=== Material supplied ===
──────────────────────────────

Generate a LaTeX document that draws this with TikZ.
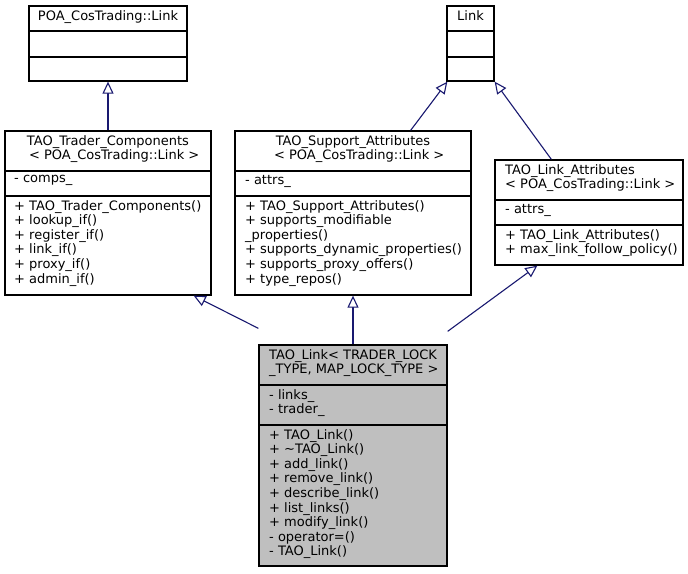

──────────────────────────────

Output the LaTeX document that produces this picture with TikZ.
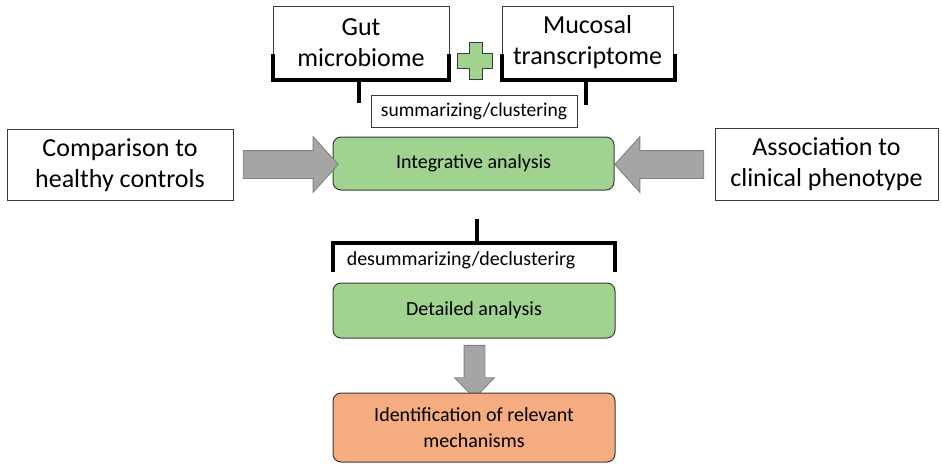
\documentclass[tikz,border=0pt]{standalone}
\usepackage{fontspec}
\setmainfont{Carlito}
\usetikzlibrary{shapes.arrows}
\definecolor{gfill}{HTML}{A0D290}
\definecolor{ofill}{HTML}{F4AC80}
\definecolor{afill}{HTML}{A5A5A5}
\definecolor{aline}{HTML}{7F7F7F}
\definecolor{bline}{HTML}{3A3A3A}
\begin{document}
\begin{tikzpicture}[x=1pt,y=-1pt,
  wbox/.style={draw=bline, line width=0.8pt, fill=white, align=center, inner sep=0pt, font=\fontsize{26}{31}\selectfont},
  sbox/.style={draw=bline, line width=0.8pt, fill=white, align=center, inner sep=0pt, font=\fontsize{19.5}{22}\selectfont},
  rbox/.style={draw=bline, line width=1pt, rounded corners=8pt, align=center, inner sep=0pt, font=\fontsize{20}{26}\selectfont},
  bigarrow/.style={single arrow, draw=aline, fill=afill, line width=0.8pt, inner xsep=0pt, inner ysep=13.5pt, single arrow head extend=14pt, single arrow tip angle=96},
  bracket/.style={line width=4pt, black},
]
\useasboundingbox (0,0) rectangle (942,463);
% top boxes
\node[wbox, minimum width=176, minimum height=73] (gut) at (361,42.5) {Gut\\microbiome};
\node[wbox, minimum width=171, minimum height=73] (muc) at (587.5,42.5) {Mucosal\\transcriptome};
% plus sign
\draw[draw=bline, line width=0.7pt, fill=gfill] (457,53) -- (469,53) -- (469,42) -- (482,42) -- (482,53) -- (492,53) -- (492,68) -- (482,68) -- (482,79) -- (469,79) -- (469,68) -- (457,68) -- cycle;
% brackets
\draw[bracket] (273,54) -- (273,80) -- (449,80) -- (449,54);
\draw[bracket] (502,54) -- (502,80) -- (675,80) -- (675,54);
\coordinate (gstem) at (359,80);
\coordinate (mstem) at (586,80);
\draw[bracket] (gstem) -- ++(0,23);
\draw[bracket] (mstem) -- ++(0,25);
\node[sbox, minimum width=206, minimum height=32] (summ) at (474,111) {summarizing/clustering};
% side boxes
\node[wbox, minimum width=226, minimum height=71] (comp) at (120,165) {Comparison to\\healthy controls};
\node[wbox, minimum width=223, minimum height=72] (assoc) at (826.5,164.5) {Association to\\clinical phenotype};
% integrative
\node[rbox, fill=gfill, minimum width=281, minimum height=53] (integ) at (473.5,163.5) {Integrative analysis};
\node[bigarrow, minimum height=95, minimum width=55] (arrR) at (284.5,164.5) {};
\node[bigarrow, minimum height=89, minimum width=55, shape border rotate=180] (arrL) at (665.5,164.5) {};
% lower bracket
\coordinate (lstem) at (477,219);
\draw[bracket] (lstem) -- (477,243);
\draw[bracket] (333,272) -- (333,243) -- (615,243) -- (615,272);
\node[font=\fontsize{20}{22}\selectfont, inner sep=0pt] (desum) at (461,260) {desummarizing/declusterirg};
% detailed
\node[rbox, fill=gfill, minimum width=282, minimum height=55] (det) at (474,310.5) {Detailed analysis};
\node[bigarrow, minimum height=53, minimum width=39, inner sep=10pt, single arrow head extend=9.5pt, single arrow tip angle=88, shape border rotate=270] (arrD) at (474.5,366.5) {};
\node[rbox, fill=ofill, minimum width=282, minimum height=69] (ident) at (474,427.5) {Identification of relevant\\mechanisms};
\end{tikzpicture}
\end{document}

──────────────────────────────

=== Task directions ===
Find the lines containing "LaTeX" and list every one of them.

=== Exercise solution ===
Generate a LaTeX document that draws this with TikZ.
Output the LaTeX document that produces this picture with TikZ.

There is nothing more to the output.